Render the material again word for word, skipping the pictures in it.
──────── SOURCE MATERIAL ────────
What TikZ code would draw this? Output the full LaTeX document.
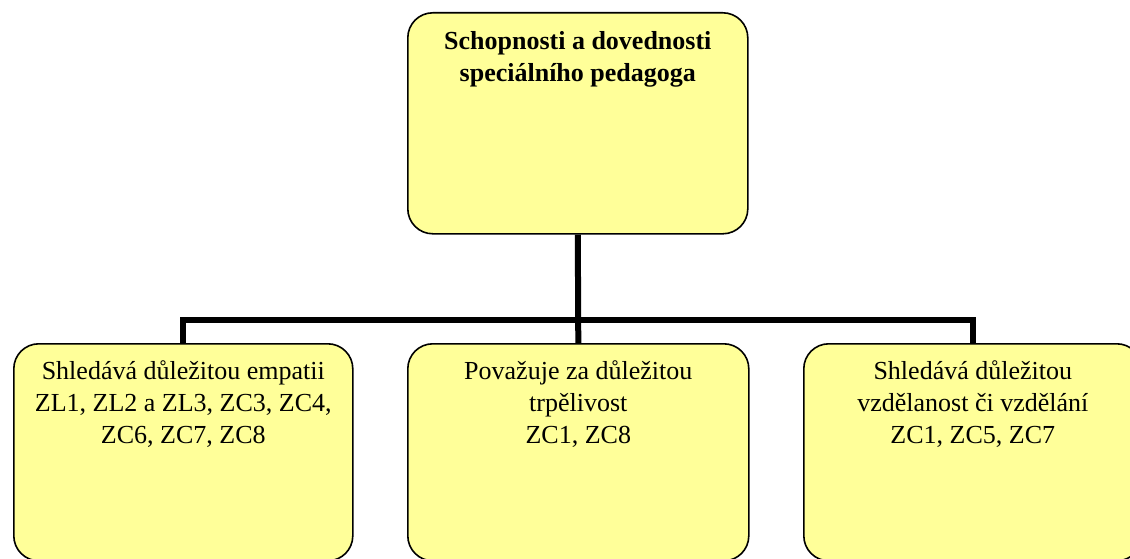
\documentclass[tikz,border=0pt]{standalone}
\usepackage{fontspec}
\setmainfont{Liberation Serif}
\begin{document}
\begin{tikzpicture}[x=1pt,y=-1pt,
  box/.style={draw=black, line width=1.6pt, fill=boxyellow, rounded corners=25pt,
    inner sep=0pt, anchor=north west},
  lbl/.style={anchor=north, align=center, inner sep=0pt,
    font=\fontsize{26}{32}\selectfont},
  conn/.style={draw=black, line width=6pt, line join=miter, line cap=butt}]
\definecolor{boxyellow}{HTML}{FFFF99}
\useasboundingbox (0,0) rectangle (1130,559);
\clip (0,0) rectangle (1130,559);

% boxes
\node[box, minimum width=340pt, minimum height=221pt] (top) at (407,12) {};
\node[box, minimum width=339pt, minimum height=217pt] (l) at (13,343) {};
\node[box, minimum width=341pt, minimum height=217pt] (m) at (407,343) {};
\node[box, minimum width=338pt, minimum height=217pt] (r) at (803,343) {};

% connectors
\coordinate (bus) at (577,320);
\draw[conn] (top.south) -- (m.north);
\draw[conn] (l.north) -- (l.north |- bus) -- (r.north |- bus) -- (r.north);

% texts
\node[lbl, font=\fontsize{26}{32}\selectfont\bfseries] (ttop) at ([yshift=-19pt]top.north)
  {Schopnosti a dovednosti\\speciálního pedagoga};
\node[lbl] (tl) at ([yshift=-17pt]l.north)
  {Shledává důležitou empatii\\ZL1, ZL2 a ZL3, ZC3, ZC4,\\ZC6, ZC7, ZC8};
\node[lbl] (tm) at ([yshift=-17pt]m.north)
  {Považuje za důležitou\\trpělivost\\ZC1, ZC8};
\node[lbl] (tr) at ([yshift=-17pt]r.north)
  {Shledává důležitou\\vzdělanost či vzdělání\\ZC1, ZC5, ZC7};
\end{tikzpicture}
\end{document}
────────
## ANSWER FOR THE TASK
What TikZ code would draw this? Output the full LaTeX document.
\documentclass[tikz,border=0pt]{standalone}
\usepackage{fontspec}
\setmainfont{Liberation Serif}
\begin{document}
\begin{tikzpicture}[x=1pt,y=-1pt,
  box/.style={draw=black, line width=1.6pt, fill=boxyellow, rounded corners=25pt,
    inner sep=0pt, anchor=north west},
  lbl/.style={anchor=north, align=center, inner sep=0pt,
    font=\fontsize{26}{32}\selectfont},
  conn/.style={draw=black, line width=6pt, line join=miter, line cap=butt}]
\definecolor{boxyellow}{HTML}{FFFF99}
\useasboundingbox (0,0) rectangle (1130,559);
\clip (0,0) rectangle (1130,559);

% boxes
\node[box, minimum width=340pt, minimum height=221pt] (top) at (407,12) {};
\node[box, minimum width=339pt, minimum height=217pt] (l) at (13,343) {};
\node[box, minimum width=341pt, minimum height=217pt] (m) at (407,343) {};
\node[box, minimum width=338pt, minimum height=217pt] (r) at (803,343) {};

% connectors
\coordinate (bus) at (577,320);
\draw[conn] (top.south) -- (m.north);
\draw[conn] (l.north) -- (l.north |- bus) -- (r.north |- bus) -- (r.north);

% texts
\node[lbl, font=\fontsize{26}{32}\selectfont\bfseries] (ttop) at ([yshift=-19pt]top.north)
  {Schopnosti a dovednosti\\speciálního pedagoga};
\node[lbl] (tl) at ([yshift=-17pt]l.north)
  {Shledává důležitou empatii\\ZL1, ZL2 a ZL3, ZC3, ZC4,\\ZC6, ZC7, ZC8};
\node[lbl] (tm) at ([yshift=-17pt]m.north)
  {Považuje za důležitou\\trpělivost\\ZC1, ZC8};
\node[lbl] (tr) at ([yshift=-17pt]r.north)
  {Shledává důležitou\\vzdělanost či vzdělání\\ZC1, ZC5, ZC7};
\end{tikzpicture}
\end{document}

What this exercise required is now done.